Why do systems fail?  1) Humans/operations.  2) change vs. reliability.  Churn is bad.  Don't touch it.  this is OK for slow-moving, non-24x7, large systems (daily bank reconciliations, shift mfg., etc).  In the real world, churn is a business reality.

Ravi Iyer's students instrumented spoolers on a Tandem? system to see how often process 2 takes over from process 1.  Even though the code is the same!!  So there must have been environemntal factors (Heisenbugs!)  - look in IEEE Computer.  Benefit of rebooting vs checkpointing is lower likelihood of restarting from a corrupted state.

Communication apps are nothing like enterprise - maybe they're a better target for non-ACID stuff.  (Synchronous and maybe async)  Fuzzier; may tolerate losses better (integrity); may tolerate inconsistency better; may be latency sensitive.  The iRoom is an example of this category.  Especially for multi-peer apps, the model is more complex than just client/server.  And availability is more important - degraded quality now is arguably better than perfect quality later.

Shuki Bruck (Caltech) - some recent work on reliability?  - most of this and traditional work on reliability focuses on "reliable by construction/design", ie byzantine agreement.  We're also about "reliable during operations".

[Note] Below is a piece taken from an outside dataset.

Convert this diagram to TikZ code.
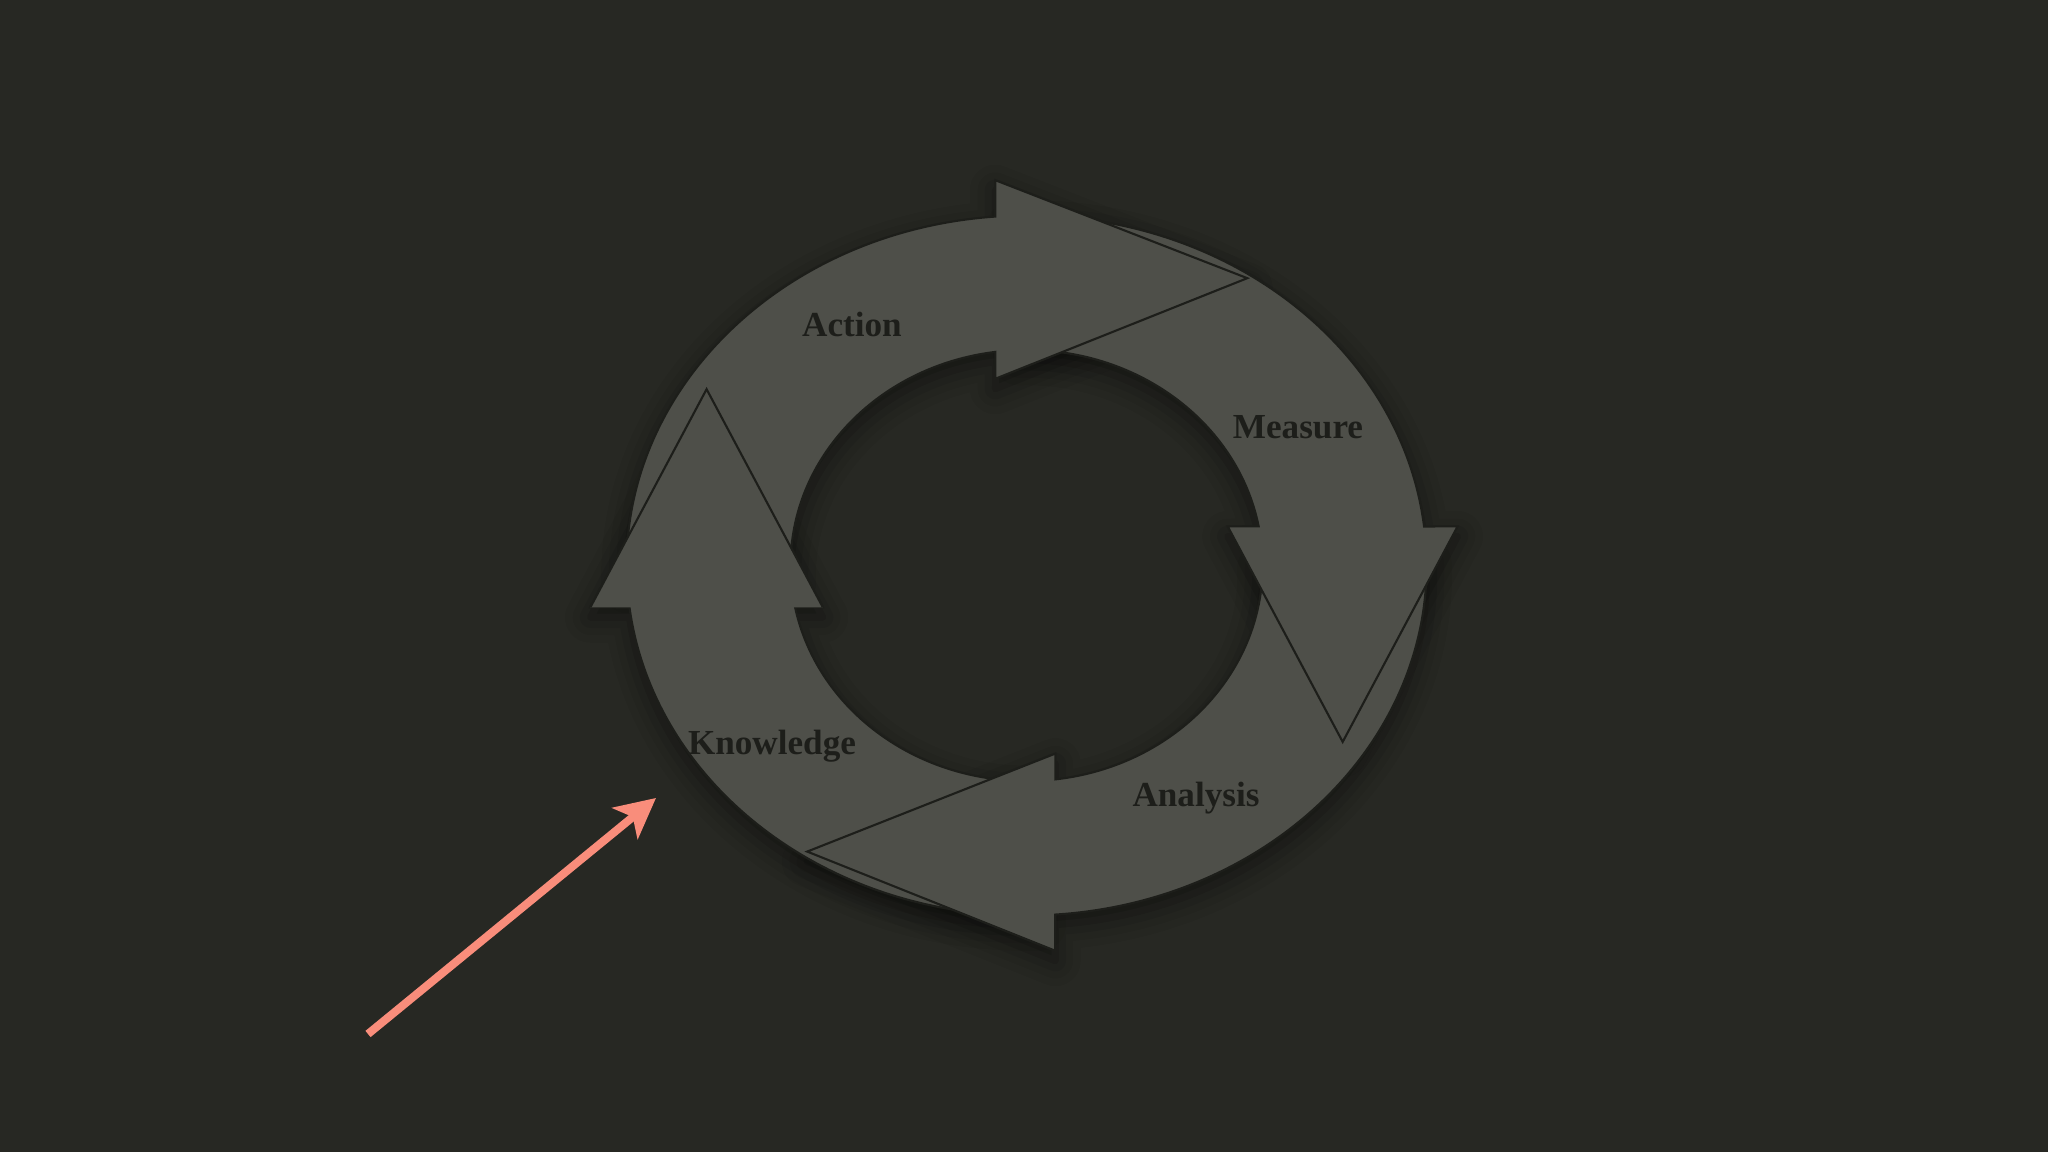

Oracle doesn't use app-level SLA's!  They have a carte-blanche "quality guarantee" - you get 20% of monthly fee back if you're unhappy for any reason.  SLA's are too impractical, hard to figure out what went wrong, esp. for the customer.  But smaller companies would have trouble pulling this off.  They are bad for basing a business relationship.  Are they good for just monitoring in a quantitative manner?  --> Don't use them for enforcement -- but maybe use it as the basis of monitoring.  Even if you can't enforce it then at least you know what you are monitoring.